Symbol $\Gamma$ when talking about vector fields. I noticed several times online that people tend to use the symbol $\Gamma(M,TM)$ when talking about the space of smooth vector fields on smooth manifolds. I find this totally confusing, as in differential geometry this should be the same as $C^{\infty}(M,TM).$ Thus, I don't see why one would introduce this strange notation. Can anbody motivate it or is there even a difference between the two spaces?
 A: Often one uses $\Gamma$ to denote the "global sections" of a sheaf.  $TM$ is a vector bundle (so a locally free sheaf) whose global sections are the smooth vector fields on $M$.  This is the reason the set of all smooth vector fields on $M$ is denoted by $\Gamma(M,TM)$.  
To be explicit, by global section we mean a smooth map $f:M\to TM$ such that $\pi\circ f = \text{id}$ where $\pi:TM\to M$ is the projection (here global means defined on all of $M$ rather than just some open subset).  
$C^\infty(M,TM)$ is the set of all smooth functions from $M$ to $TM$, but these functions need not be sections.  
A: A smooth (real) vector bundle of rank $k\in\mathbb N$ is a triple $(E, \pi, B)$  consisting of smooth manifolds $E$, $B$ and a surjective smooth map $\pi:E\longrightarrow B$ such that:
$(i)$ $E_b:=\pi^{-1}(b)$ is a vector space over $\mathbb R$;
$(ii)$ For every $p\in B$ there exists an open subset $U\subseteq B$, $p\in U$, and a diffeomorphism $\phi:\pi^{-1}(U)\longrightarrow U\times \mathbb R^k$ such that $\textrm{pr}_1\circ \phi=\pi$. 
$(iii)$ $\phi|_{E_p}:E_p\longrightarrow \{p\}\times \mathbb R^k$ is a linear isomorphism for every $p\in B$.

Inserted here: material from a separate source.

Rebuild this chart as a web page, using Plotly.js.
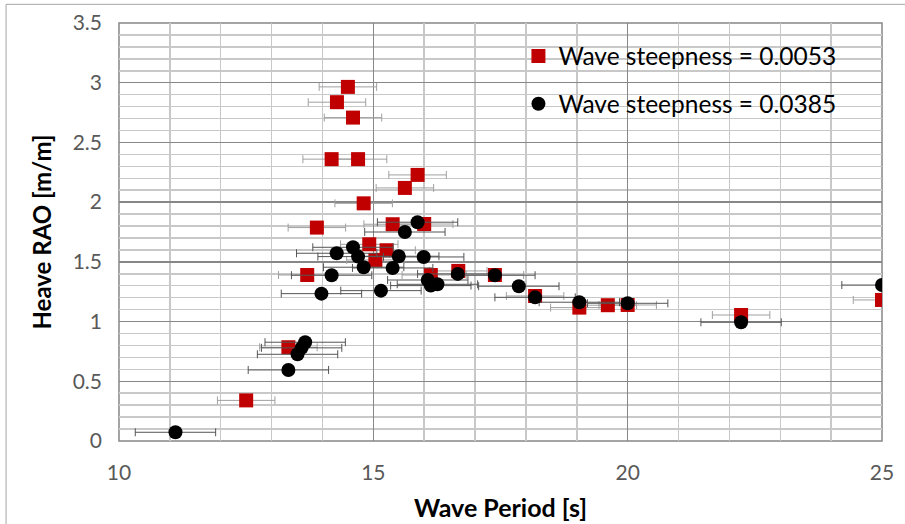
<!DOCTYPE html>
<html>
<head>
<meta charset="utf-8">
<script src="https://cdn.plot.ly/plotly-3.0.1.min.js"></script>
<style>html,body{margin:0;padding:0;background:#fff;}#chart{width:905px;height:524px;}</style>
</head>
<body>
<div id="chart"></div>
<script>
// Wave steepness = 0.0053 (red squares)
const periodLow = [12.50, 13.33, 13.70, 13.89, 14.18, 14.285, 14.50, 14.60, 14.70, 14.81, 14.92, 15.04, 15.26, 15.38, 15.62, 15.87, 16.00, 16.13, 16.67, 17.39, 18.18, 19.05, 19.61, 20.00, 22.23, 25.00];
const raoLow    = [0.34, 0.785, 1.39, 1.787, 2.36, 2.837, 2.965, 2.708, 2.36, 1.99, 1.647, 1.516, 1.597, 1.815, 2.119, 2.228, 1.817, 1.39, 1.424, 1.39, 1.214, 1.117, 1.137, 1.139, 1.055, 1.181];
// Wave steepness = 0.0385 (black circles)
const periodHigh = [11.11, 13.33, 13.51, 13.59, 13.66, 13.98, 14.18, 14.28, 14.60, 14.70, 14.81, 15.15, 15.38, 15.50, 15.62, 15.87, 15.99, 16.07, 16.13, 16.26, 16.66, 17.39, 17.86, 18.18, 19.05, 20.00, 22.23, 25.00];
const raoHigh    = [0.073, 0.595, 0.726, 0.78, 0.827, 1.234, 1.388, 1.572, 1.622, 1.544, 1.455, 1.259, 1.449, 1.547, 1.75, 1.832, 1.541, 1.348, 1.301, 1.312, 1.399, 1.388, 1.296, 1.203, 1.162, 1.153, 0.994, 1.306];
// horizontal uncertainty in wave period [s]
const periodErrLow = 0.565;
const periodErrHigh = 0.79;
const seriesNames = ['Wave steepness = 0.0053', 'Wave steepness = 0.0385'];

const font = 'Lato, "Liberation Sans", sans-serif';

const traces = [
  {
    x: periodLow, y: raoLow, type: 'scatter', mode: 'markers', name: seriesNames[0],
    legendgroup: 'a',
    marker: {symbol: 'square', size: 14, color: '#C00000'},
    error_x: {type: 'constant', value: periodErrLow, color: '#a0a0a0', thickness: 1, width: 4}
  },
  {
    x: periodHigh, y: raoHigh, type: 'scatter', mode: 'markers', name: seriesNames[1],
    legendgroup: 'b',
    marker: {symbol: 'circle', size: 14, color: '#000000'},
    error_x: {type: 'constant', value: periodErrHigh, color: '#555555', thickness: 1, width: 4}
  }
];

const layout = {
  width: 905, height: 524,
  margin: {l: 119, r: 23, t: 23, b: 83},
  paper_bgcolor: '#ffffff', plot_bgcolor: '#ffffff',
  font: {family: font, color: '#595959', size: 21},
  showlegend: true,
  legend: {
    x: 0.5235, y: 0.975, xanchor: 'left', yanchor: 'top',
    bgcolor: 'rgba(0,0,0,0)', font: {family: font, size: 24.5, color: '#000'},
    traceorder: 'grouped', tracegroupgap: 13
  },
  xaxis: {
    range: [10, 25], dtick: 5, tick0: 10,
    showgrid: true, gridcolor: '#878787', gridwidth: 1.5,
    minor: {dtick: 1, showgrid: true, gridcolor: '#c8c8c8', gridwidth: 1.5, ticks: ''},
    zeroline: false, showline: false, ticks: '',
    ticklabelstandoff: 17,
    tickfont: {family: font, size: 21, color: '#595959'},
    title: {text: 'Wave Period [s]', font: {family: font, size: 25, color: '#000', weight: 'bold'}, standoff: 16}
  },
  yaxis: {
    range: [0, 3.5], dtick: 0.5, tick0: 0,
    showgrid: true, gridcolor: '#878787', gridwidth: 1.5,
    minor: {dtick: 0.1, showgrid: true, gridcolor: '#c8c8c8', gridwidth: 1.5, ticks: ''},
    zeroline: false, showline: false, ticks: '',
    ticklabelstandoff: 16,
    tickfont: {family: font, size: 21, color: '#595959'},
    title: {text: 'Heave RAO [m/m]', font: {family: font, size: 24, color: '#000', weight: 'bold'}, standoff: 14}
  },
  shapes: [
    {type: 'rect', xref: 'paper', yref: 'paper', x0: -0.148, x1: 1.2, y0: -0.5, y1: 1.0447,
     line: {color: '#a6a6a6', width: 1}, layer: 'below'},
    {type: 'rect', xref: 'paper', yref: 'paper', x0: 0, x1: 1, y0: 0, y1: 1,
     line: {color: '#878787', width: 1.5}, layer: 'below'}
  ]
};

Plotly.newPlot('chart', traces, layout, {displayModeBar: false, staticPlot: true});
</script>
</body>
</html>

$E$ is called the total space, $B$ the base, $\pi$ the projection and $E_b$ the fiber over $b$.
You may see the tangent bundle of a smooth manifold is naturally a vector bundle. 
Whenever you have a vector bundle $(E, \pi, B)$ you may define $$\Gamma(E):=\{f:B\longrightarrow E; f\ \textrm{is smooth and}\ \pi\circ f=1_B\}.$$
An element $f\in \Gamma(E)$ is called a smooth section of $E$.
Notice $f\in \Gamma(E)$ if and only if $f(b)\in E_b$ for every $b\in B$.  
$\Gamma(E)$ is an $\mathbb R$-vector space (indeed it has other algebraic structures). 
Now you may recognize a smooth vector field as a section of the bundle $(TM, \pi, M)$ where $\pi:TM\longrightarrow M$ is the projection which assigns the base point of a tangent vector on $M$.
You may check Introduction to smooth manifolds (J. Lee) for a nice introduction to vector bundles. 
As to the notation, it's pretty common using $\Gamma(E)$ to denote the space of smooth sections of a bundle but in some papers other notations also appear.